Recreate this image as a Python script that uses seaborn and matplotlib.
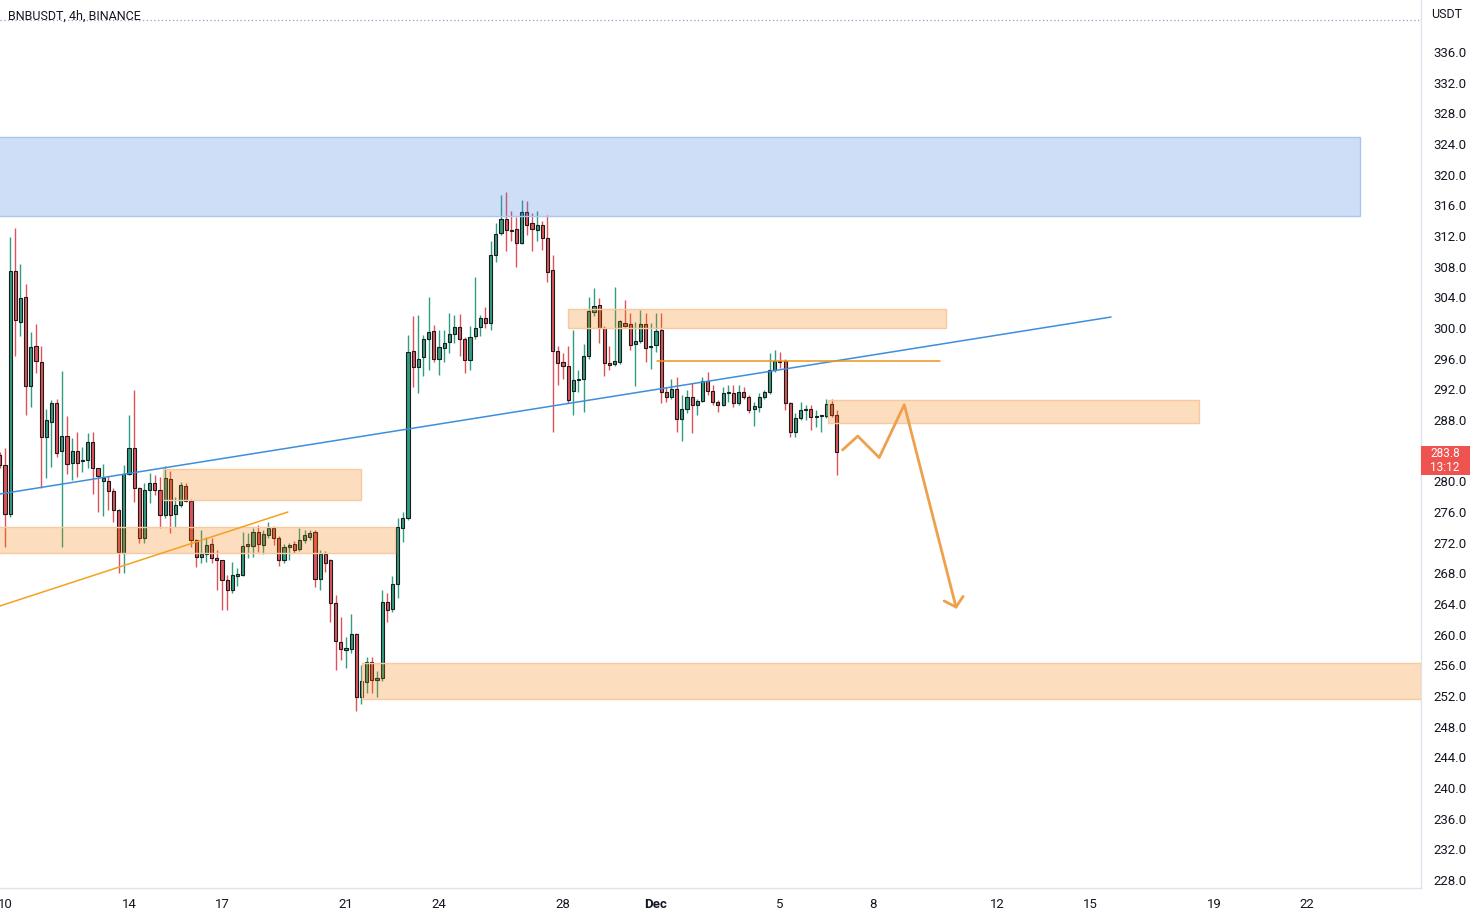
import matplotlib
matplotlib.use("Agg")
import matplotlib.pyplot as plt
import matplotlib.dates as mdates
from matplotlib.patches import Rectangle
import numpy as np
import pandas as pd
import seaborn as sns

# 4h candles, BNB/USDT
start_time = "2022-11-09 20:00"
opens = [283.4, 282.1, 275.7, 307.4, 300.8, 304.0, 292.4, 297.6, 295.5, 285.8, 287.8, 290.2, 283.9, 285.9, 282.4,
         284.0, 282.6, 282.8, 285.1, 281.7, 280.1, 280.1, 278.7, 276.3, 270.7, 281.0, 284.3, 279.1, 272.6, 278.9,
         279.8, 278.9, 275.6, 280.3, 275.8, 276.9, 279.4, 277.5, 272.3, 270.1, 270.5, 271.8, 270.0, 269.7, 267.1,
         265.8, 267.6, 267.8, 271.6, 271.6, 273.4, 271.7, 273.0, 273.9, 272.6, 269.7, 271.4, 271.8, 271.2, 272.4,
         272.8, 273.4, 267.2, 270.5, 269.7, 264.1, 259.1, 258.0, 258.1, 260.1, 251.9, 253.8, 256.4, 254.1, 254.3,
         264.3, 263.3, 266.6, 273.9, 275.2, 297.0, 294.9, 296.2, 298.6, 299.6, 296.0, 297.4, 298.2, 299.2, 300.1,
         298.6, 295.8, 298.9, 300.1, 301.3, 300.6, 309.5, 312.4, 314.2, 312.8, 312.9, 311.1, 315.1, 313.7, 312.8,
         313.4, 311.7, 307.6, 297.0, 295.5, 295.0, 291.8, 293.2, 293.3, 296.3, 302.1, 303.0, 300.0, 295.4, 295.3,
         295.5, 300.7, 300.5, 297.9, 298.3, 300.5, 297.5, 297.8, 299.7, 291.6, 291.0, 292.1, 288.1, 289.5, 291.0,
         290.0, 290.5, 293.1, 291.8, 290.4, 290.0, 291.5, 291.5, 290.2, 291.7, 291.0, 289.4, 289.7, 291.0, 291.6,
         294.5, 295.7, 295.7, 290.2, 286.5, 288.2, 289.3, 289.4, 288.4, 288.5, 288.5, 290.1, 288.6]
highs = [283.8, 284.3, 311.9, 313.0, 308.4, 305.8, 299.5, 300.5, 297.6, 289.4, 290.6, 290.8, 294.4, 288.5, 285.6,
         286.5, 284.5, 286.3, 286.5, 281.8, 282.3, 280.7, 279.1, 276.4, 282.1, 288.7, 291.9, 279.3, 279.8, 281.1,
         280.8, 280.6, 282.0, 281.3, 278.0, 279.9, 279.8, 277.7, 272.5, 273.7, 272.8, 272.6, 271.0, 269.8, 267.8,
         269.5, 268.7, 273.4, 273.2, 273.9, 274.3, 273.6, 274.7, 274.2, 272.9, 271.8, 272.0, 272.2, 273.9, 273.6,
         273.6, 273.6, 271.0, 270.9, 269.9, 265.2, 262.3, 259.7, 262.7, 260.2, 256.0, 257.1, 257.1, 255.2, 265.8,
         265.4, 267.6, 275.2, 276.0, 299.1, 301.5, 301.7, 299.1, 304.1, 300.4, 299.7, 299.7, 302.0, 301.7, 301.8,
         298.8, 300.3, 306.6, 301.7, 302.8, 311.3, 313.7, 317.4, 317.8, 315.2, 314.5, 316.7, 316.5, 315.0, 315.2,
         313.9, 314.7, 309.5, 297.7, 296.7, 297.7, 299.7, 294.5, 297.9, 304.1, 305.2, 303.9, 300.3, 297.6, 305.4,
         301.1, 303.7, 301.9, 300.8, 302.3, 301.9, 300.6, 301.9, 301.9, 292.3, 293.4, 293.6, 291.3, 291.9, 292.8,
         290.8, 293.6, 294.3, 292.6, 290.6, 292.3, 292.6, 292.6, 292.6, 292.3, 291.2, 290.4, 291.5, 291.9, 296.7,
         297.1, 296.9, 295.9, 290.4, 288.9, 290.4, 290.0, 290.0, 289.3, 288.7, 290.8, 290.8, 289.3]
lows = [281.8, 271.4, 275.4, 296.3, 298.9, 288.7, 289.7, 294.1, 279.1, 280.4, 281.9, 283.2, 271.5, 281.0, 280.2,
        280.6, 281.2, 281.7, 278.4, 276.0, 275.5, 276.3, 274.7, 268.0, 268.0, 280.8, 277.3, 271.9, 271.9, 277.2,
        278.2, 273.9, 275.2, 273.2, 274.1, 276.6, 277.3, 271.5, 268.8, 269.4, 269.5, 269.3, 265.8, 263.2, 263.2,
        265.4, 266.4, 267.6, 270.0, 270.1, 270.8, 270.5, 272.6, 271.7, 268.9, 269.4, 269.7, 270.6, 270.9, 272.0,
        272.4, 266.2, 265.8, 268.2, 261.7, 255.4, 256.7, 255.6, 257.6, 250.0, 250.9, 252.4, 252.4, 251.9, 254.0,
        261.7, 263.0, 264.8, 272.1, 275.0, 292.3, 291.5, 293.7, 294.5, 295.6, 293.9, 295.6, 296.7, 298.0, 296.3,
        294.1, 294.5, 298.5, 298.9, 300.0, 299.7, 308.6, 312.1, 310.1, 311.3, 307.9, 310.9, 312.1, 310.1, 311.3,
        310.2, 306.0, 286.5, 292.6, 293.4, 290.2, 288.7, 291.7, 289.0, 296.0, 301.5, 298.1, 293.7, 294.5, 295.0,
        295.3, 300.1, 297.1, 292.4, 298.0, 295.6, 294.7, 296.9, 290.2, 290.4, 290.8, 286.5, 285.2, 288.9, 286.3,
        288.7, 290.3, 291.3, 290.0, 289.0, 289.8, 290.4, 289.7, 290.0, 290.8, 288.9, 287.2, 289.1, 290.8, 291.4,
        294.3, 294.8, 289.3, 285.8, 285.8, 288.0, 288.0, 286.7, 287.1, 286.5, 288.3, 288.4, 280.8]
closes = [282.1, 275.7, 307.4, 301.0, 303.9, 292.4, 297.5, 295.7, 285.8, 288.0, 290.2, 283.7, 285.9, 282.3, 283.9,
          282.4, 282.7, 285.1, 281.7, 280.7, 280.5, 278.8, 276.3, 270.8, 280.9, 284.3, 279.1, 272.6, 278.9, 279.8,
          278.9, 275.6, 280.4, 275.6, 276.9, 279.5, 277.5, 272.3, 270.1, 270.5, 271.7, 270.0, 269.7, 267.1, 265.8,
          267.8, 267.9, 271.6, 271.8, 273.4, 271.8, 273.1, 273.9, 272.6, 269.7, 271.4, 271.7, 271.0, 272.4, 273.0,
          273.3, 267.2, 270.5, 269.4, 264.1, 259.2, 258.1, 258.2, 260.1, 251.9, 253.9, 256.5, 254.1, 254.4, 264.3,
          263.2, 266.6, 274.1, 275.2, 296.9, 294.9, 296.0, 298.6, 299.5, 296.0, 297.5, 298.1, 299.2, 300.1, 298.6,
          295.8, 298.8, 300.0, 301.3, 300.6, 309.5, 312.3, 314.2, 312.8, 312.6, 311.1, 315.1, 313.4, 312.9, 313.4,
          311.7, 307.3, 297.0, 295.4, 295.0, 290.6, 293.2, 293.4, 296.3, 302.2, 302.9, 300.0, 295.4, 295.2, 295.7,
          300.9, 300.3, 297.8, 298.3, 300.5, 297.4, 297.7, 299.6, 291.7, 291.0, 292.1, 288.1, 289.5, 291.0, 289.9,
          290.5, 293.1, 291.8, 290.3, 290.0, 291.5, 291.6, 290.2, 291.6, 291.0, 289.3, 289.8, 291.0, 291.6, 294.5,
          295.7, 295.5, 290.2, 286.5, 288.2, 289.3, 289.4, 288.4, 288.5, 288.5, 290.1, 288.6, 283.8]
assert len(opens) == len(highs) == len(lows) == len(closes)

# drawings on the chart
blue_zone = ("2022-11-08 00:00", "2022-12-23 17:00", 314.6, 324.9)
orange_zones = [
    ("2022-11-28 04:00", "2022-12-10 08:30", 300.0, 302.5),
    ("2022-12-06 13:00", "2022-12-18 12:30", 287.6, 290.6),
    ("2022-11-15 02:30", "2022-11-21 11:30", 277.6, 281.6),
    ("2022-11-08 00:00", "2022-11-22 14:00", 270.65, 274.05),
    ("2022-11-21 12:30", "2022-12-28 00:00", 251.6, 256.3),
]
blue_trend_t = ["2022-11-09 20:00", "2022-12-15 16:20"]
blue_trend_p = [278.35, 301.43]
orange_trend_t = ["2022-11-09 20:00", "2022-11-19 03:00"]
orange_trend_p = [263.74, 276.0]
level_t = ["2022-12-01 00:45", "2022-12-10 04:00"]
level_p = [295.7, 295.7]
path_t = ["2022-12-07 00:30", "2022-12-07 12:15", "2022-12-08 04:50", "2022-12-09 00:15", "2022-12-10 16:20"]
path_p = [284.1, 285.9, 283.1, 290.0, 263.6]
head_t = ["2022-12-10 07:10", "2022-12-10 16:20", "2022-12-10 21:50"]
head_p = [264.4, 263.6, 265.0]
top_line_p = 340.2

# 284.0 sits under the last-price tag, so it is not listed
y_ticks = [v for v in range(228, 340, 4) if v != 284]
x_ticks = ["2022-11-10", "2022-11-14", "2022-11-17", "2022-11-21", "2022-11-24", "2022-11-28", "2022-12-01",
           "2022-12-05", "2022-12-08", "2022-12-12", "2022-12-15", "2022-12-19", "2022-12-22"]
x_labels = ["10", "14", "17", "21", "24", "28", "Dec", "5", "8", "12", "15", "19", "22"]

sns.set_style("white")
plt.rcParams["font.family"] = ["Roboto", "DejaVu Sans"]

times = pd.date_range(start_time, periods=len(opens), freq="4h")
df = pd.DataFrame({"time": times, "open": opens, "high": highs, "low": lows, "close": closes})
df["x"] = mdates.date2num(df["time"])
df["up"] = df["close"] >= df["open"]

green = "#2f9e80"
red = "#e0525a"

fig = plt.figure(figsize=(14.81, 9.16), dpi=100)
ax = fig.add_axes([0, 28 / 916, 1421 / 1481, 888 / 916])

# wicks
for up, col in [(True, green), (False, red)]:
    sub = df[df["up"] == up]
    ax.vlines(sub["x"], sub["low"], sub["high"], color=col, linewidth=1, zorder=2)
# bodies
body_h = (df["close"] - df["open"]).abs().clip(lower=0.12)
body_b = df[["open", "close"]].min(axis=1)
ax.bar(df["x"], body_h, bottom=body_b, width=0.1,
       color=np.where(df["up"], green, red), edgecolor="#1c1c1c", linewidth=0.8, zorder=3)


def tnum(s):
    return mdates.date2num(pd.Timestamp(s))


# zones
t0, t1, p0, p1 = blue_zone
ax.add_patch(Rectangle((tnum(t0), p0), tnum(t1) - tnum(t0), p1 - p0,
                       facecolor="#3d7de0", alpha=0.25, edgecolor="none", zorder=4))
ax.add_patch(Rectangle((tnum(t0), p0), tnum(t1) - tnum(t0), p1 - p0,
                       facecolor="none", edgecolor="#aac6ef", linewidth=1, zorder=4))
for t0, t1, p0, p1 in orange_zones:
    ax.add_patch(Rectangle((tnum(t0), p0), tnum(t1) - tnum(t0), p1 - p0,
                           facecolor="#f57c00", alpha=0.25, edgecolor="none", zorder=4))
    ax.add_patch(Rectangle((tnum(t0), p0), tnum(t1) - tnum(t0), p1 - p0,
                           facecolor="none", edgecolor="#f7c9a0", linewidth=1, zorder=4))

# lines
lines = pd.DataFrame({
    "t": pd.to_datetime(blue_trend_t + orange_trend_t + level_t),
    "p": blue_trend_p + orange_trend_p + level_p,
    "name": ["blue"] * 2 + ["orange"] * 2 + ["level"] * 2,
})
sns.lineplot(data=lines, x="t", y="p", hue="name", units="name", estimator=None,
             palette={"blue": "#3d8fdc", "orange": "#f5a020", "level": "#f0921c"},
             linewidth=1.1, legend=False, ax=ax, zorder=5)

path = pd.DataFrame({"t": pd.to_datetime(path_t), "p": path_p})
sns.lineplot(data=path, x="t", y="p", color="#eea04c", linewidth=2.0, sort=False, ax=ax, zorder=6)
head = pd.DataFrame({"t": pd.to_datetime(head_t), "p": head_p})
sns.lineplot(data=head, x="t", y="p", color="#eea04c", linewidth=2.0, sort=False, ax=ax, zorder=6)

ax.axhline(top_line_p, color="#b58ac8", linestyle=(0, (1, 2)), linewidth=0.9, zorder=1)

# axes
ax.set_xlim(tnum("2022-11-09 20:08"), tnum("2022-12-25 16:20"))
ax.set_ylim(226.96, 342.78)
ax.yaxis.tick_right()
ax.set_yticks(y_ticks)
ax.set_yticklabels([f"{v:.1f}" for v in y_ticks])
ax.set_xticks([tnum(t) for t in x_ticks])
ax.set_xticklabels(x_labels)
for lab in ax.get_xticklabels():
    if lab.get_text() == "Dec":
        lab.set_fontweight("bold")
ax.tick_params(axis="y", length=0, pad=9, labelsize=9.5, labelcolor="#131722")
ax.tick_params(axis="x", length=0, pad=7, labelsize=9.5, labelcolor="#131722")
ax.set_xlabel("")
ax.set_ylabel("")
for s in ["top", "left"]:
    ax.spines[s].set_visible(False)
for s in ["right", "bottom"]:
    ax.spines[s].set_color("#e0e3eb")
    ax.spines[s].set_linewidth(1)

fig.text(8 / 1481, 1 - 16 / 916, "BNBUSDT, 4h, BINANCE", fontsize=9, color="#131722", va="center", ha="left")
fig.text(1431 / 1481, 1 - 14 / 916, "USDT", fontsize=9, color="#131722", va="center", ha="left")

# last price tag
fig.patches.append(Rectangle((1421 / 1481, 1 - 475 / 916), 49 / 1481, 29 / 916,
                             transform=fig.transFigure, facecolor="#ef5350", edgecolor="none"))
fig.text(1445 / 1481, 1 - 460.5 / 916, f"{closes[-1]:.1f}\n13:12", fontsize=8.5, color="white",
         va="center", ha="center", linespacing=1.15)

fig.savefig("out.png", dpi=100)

• • • •

Everything from the first line to the line with "import seaborn as sns" must be repeated exactly, and nothing else. Leave the pictures out.

EXERCISE RESULT:
Recreate this image as a Python script that uses seaborn and matplotlib.
import matplotlib
matplotlib.use("Agg")
import matplotlib.pyplot as plt
import matplotlib.dates as mdates
from matplotlib.patches import Rectangle
import numpy as np
import pandas as pd
import seaborn as sns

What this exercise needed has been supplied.